Taipei, 15 Mei (CNA) Presiden Lai Ching-te (賴清德) mengatakan pada Rabu (14/5) bahwa pengoperasian kembali atau perpanjangan masa operasional reaktor nuklir terakhir Taiwan tidak dapat dilakukan tanpa "Tinjauan substantif," meskipun amandemen yang disahkan Selasa kemarin memungkinkan fasilitas nuklir memperpanjang masa operasionalnya hingga 20 tahun.
"Reaktor No. 2 di Pembangkit Listrik Tenaga Nuklir Maanshan tidak dapat langsung diperpanjang atau segera dihidupkan kembali tanpa tinjauan substantif," kata Lai dalam rapat Komite Eksekutif Pusat Partai Progresif Demokratik (DPP), yang ia pimpin.
Presiden mengatakan bahwa Yuan Legislatif (Parlemen Taiwan) mengesahkan amandemen Undang-Undang Regulasi Fasilitas Reaktor Nuklir hanya empat hari sebelum reaktor tersebut dijadwalkan untuk dimatikan.
Di bawah revisi tersebut, operator pembangkit listrik tenaga nuklir diizinkan untuk mengajukan perpanjangan izin selama 20 tahun di luar batas 40 tahun yang ada, sehingga berpotensi memperpanjang masa operasi pembangkit hingga 60 tahun.
Lai menegaskan kembali bahwa reaktor di Kabupaten Pingtung akan dinonaktifkan pada Sabtu, menandai transisi resmi Taiwan menuju "Tanah air bebas nuklir" -- sebuah tujuan kebijakan dari pemerintahan DPP secara berturut-turut.

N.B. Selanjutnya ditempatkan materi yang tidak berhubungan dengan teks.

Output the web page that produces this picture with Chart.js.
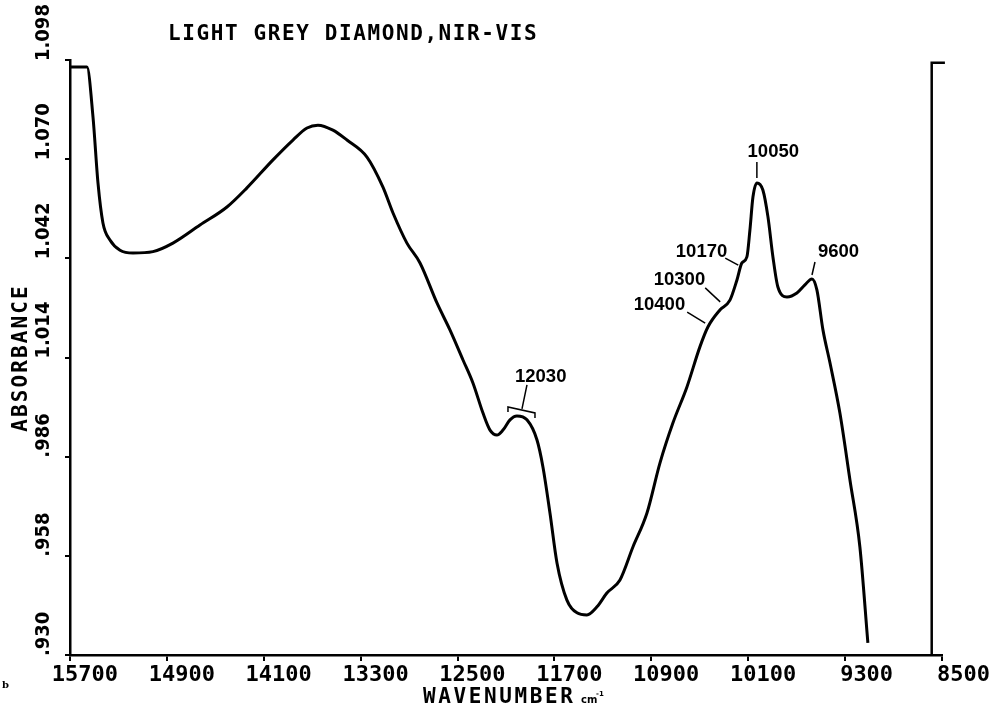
<!DOCTYPE html>
<html>
<head>
<meta charset="utf-8">
<title>Light grey diamond, NIR-VIS</title>
<script src="https://cdn.jsdelivr.net/npm/chart.js@4.4.1/dist/chart.umd.min.js"></script>
<style>
  html, body { margin: 0; padding: 0; background: #fff; }
  #wrap { width: 1002px; height: 709px; }
</style>
</head>
<body>
<div id="wrap"><canvas id="spectrum" width="1002" height="709"></canvas></div>
<script>
// spectrum: wavenumber (cm-1) and absorbance
var wavenumbers = [
  15700, 15560, 15510, 15469, 15428, 15370, 15287, 15180, 15015, 14850,
  14627, 14404, 14239, 14024, 13859, 13743, 13653, 13529, 13413, 13248,
  13116, 13033, 12918, 12810, 12670, 12563, 12455, 12373, 12290, 12232,
  12175, 12125, 12067, 12010, 11927, 11844, 11795, 11737, 11679, 11597,
  11514, 11432, 11349, 11267, 11159, 11052, 10936, 10829, 10722, 10606,
  10499, 10433, 10334, 10251, 10193, 10152, 10111, 10086, 10061, 10028,
  9979, 9937, 9896, 9855, 9780, 9698, 9632, 9574, 9533, 9483,
  9425, 9343, 9260, 9178, 9112
];
var absorbance = [
  1.0960, 1.0960, 1.0819, 1.0633, 1.0520, 1.0472, 1.0443, 1.0435, 1.0439, 1.0463,
  1.0514, 1.0565, 1.0619, 1.0698, 1.0754, 1.0788, 1.0796, 1.0782, 1.0754, 1.0706,
  1.0621, 1.0548, 1.0463, 1.0407, 1.0294, 1.0218, 1.0133, 1.0068, 0.9983, 0.9935,
  0.9921, 0.9935, 0.9964, 0.9975, 0.9964, 0.9907, 0.9831, 0.9701, 0.9560, 0.9455,
  0.9419, 0.9413, 0.9436, 0.9475, 0.9512, 0.9605, 0.9701, 0.9842, 0.9955, 1.0057,
  1.0170, 1.0226, 1.0274, 1.0302, 1.0359, 1.0407, 1.0424, 1.0500, 1.0593, 1.0633,
  1.0613, 1.0537, 1.0424, 1.0339, 1.0311, 1.0322, 1.0345, 1.0362, 1.0331, 1.0218,
  1.0125, 0.9983, 0.9794, 0.9605, 0.9334
];

var xTicks = [15700, 14900, 14100, 13300, 12500, 11700, 10900, 10100, 9300, 8500];
var xTickLabels = ['15700', '14900', '14100', '13300', '12500', '11700', '10900', '10100', '9300', '8500'];
var yTicks = [0.930, 0.958, 0.986, 1.014, 1.042, 1.070, 1.098];
var yTickLabels = ['.930', '.958', '.986', '1.014', '1.042', '1.070', '1.098'];

// labelled features: printed value and absorbance where the pointer ends
var peakLabels = ['12030', '10050', '10170', '10300', '10400', '9600'];
var peakWavenumbers = [12030, 10050, 10170, 10300, 10400, 9600];
var peakAbsorbance = [0.9992, 1.0641, 1.0401, 1.0297, 1.0237, 1.0373];

// vertical marker on the right side
var markerX = [8585, 8585, 8476];
var markerY = [0.930, 1.0972, 1.0972];

// where each label sits relative to its pointer (pixels)
var calloutLayout = [
  { tx: 0.5, ty: -28, align: 'left', leader: [12.5, -25, 7.5, -1], bracket: [-6.5, -3, 20.5, 3] },
  { tx: 19, ty: -23, align: 'center', leader: [2.6, -18, 2.6, -2] },
  { tx: -12.5, ty: -8, align: 'right', leader: [-14.5, -7, -1.5, 0] },
  { tx: -18.8, ty: -17, align: 'right', leader: [-18.8, -14, -3.8, 0] },
  { tx: -26.7, ty: -13, align: 'right', leader: [-24.7, -11, -6.7, 0] },
  { tx: 9.2, ty: -18, align: 'left', leader: [6.2, -13, 3.2, 0] }
];

var plotFont = 'DejaVu Sans Mono';

var textPlugin = {
  id: 'plotText',
  afterDraw: function (chart) {
    var ctx = chart.ctx;
    var x = chart.scales.x, y = chart.scales.y;
    ctx.save();
    ctx.fillStyle = '#000';
    ctx.strokeStyle = '#000';

    // title
    ctx.font = 'bold 21px "' + plotFont + '"';
    ctx.letterSpacing = '1.6px';
    ctx.textAlign = 'left';
    ctx.textBaseline = 'alphabetic';
    ctx.fillText('LIGHT GREY DIAMOND,NIR-VIS', 168, 40);

    // x axis title
    ctx.letterSpacing = '2.6px';
    ctx.fillText('WAVENUMBER', 423, 703);
    ctx.letterSpacing = '0px';
    ctx.font = 'bold 10px "DejaVu Sans"';
    ctx.fillText('cm', 581, 703);
    ctx.font = 'bold 7px "DejaVu Sans"';
    ctx.fillText('-1', 596, 696);

    // y axis title
    ctx.save();
    ctx.translate(27, 358);
    ctx.rotate(-Math.PI / 2);
    ctx.font = 'bold 21px "' + plotFont + '"';
    ctx.letterSpacing = '2.1px';
    ctx.textAlign = 'center';
    ctx.fillText('ABSORBANCE', 0, 0);
    ctx.restore();

    // y tick labels, reading upwards from each tick
    ctx.letterSpacing = '0px';
    ctx.font = 'bold 20px "DejaVu Sans Condensed"';
    ctx.textAlign = 'left';
    for (var k = 0; k < yTicks.length; k++) {
      ctx.save();
      ctx.translate(49, y.getPixelForValue(yTicks[k]) + 1);
      ctx.rotate(-Math.PI / 2);
      ctx.fillText(yTickLabels[k], 0, 0);
      ctx.restore();
    }

    // little panel letter
    ctx.font = 'bold 10px "DejaVu Serif"';
    ctx.fillText('b', 2, 688);

    // peak callouts
    ctx.font = 'bold 18.5px "Liberation Sans"';
    ctx.lineWidth = 1.5;
    for (var i = 0; i < peakLabels.length; i++) {
      var px = x.getPixelForValue(peakWavenumbers[i]);
      var py = y.getPixelForValue(peakAbsorbance[i]);
      var c = calloutLayout[i];
      ctx.textAlign = c.align;
      ctx.fillText(peakLabels[i], px + c.tx, py + c.ty);
      ctx.beginPath();
      ctx.moveTo(px + c.leader[0], py + c.leader[1]);
      ctx.lineTo(px + c.leader[2], py + c.leader[3]);
      if (c.bracket) {
        var b = c.bracket;
        ctx.moveTo(px + b[0], py + b[1] + 5);
        ctx.lineTo(px + b[0], py + b[1]);
        ctx.lineTo(px + b[2], py + b[3]);
        ctx.lineTo(px + b[2], py + b[3] + 5);
      }
      ctx.stroke();
    }
    ctx.restore();
  }
};

var ctx = document.getElementById('spectrum').getContext('2d');
var spectrumChart = new Chart(ctx, {
  type: 'line',
  data: {
    datasets: [{
      label: 'Absorbance',
      data: wavenumbers.map(function (w, i) { return { x: w, y: absorbance[i] }; }),
      borderColor: '#000',
      borderWidth: 3,
      pointRadius: 0,
      cubicInterpolationMode: 'monotone',
      fill: false
    }, {
      label: 'Marker',
      data: markerX.map(function (w, i) { return { x: w, y: markerY[i] }; }),
      borderColor: '#000',
      borderWidth: 2.5,
      pointRadius: 0,
      tension: 0,
      clip: false,
      fill: false
    }]
  },
  options: {
    responsive: false,
    animation: false,
    layout: { padding: { left: 43, top: 60, right: 60, bottom: 0 } },
    plugins: {
      legend: { display: false },
      tooltip: { enabled: false },
      title: { display: false }
    },
    scales: {
      x: {
        type: 'linear',
        reverse: true,
        min: 8500,
        max: 15700,
        afterBuildTicks: function (s) { s.ticks = xTicks.map(function (v) { return { value: v }; }); },
        afterFit: function (s) { s.height = 54; },
        grid: { drawOnChartArea: false, drawTicks: true, tickLength: 6, color: '#000', lineWidth: 2 },
        border: { display: true, color: '#000', width: 2.5 },
        ticks: {
          autoSkip: false,
          minRotation: 0,
          maxRotation: 0,
          align: 'end',
          labelOffset: 48,
          padding: 1,
          color: '#000',
          font: { family: plotFont, weight: 'bold', size: 22 },
          callback: function (v, i) { return xTickLabels[i]; }
        }
      },
      y: {
        type: 'linear',
        min: 0.930,
        max: 1.098,
        afterBuildTicks: function (s) { s.ticks = yTicks.map(function (v) { return { value: v }; }); },
        afterFit: function (s) { s.width = 27; },
        grid: { drawOnChartArea: false, drawTicks: true, tickLength: 5, color: '#000', lineWidth: 2 },
        border: { display: true, color: '#000', width: 2.5 },
        ticks: { display: false }
      }
    }
  },
  plugins: [textPlugin]
});
</script>
</body>
</html>
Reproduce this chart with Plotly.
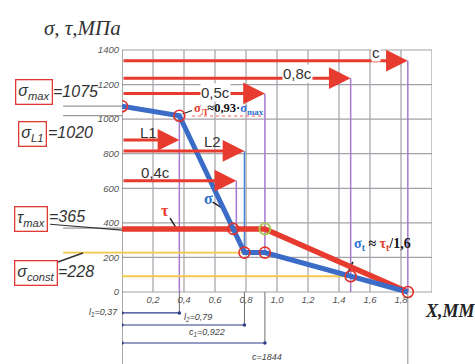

"Negara-negara di seluruh dunia memperlakukan keputusan nuklir -- apakah untuk mengakhiri, memperpanjang, atau menghidupkan kembali -- dengan prosedur ilmiah yang ketat, konsensus sosial yang substansial, dan alokasi anggaran besar," katanya kepada para pemimpin partai.
Lai mengatakan pemerintah tetap terbuka terhadap teknologi nuklir baru dan canggih, tetapi menegaskan bahwa setiap perubahan kebijakan di masa depan harus memenuhi tiga syarat, yaitu keselamatan, solusi limbah, dan konsensus publik.
Ia menambahkan bahwa DPP adalah "Partai politik yang demokratis dan bertanggung jawab" dan kekhawatiran tentang keselamatan nuklir harus diatasi dengan "Prosedur yang lebih ilmiah dan ketat."
Di Yuan Legislatif yang beranggotakan 113 kursi, oposisi utama Kuomintang (KMT) dan Partai Rakyat Taiwan (TPP) yang lebih kecil memiliki mayoritas 60 kursi, sementara DPP yang berkuasa memiliki 51 kursi. Dua kursi lainnya dipegang oleh anggota legislatif independen.
Pada Selasa, KMT dan TPP mendorong amandemen tersebut melalui Legislatif, mengalahkan DPP dengan suara 60 banding 51.
Anggota legislatif DPP menentang RUU tersebut karena kekhawatiran atas limbah nuklir, sementara legislator KMT dan TPP berpendapat bahwa perubahan tersebut memberikan fleksibilitas dan tidak menjamin perpanjangan operasi nuklir secara langsung.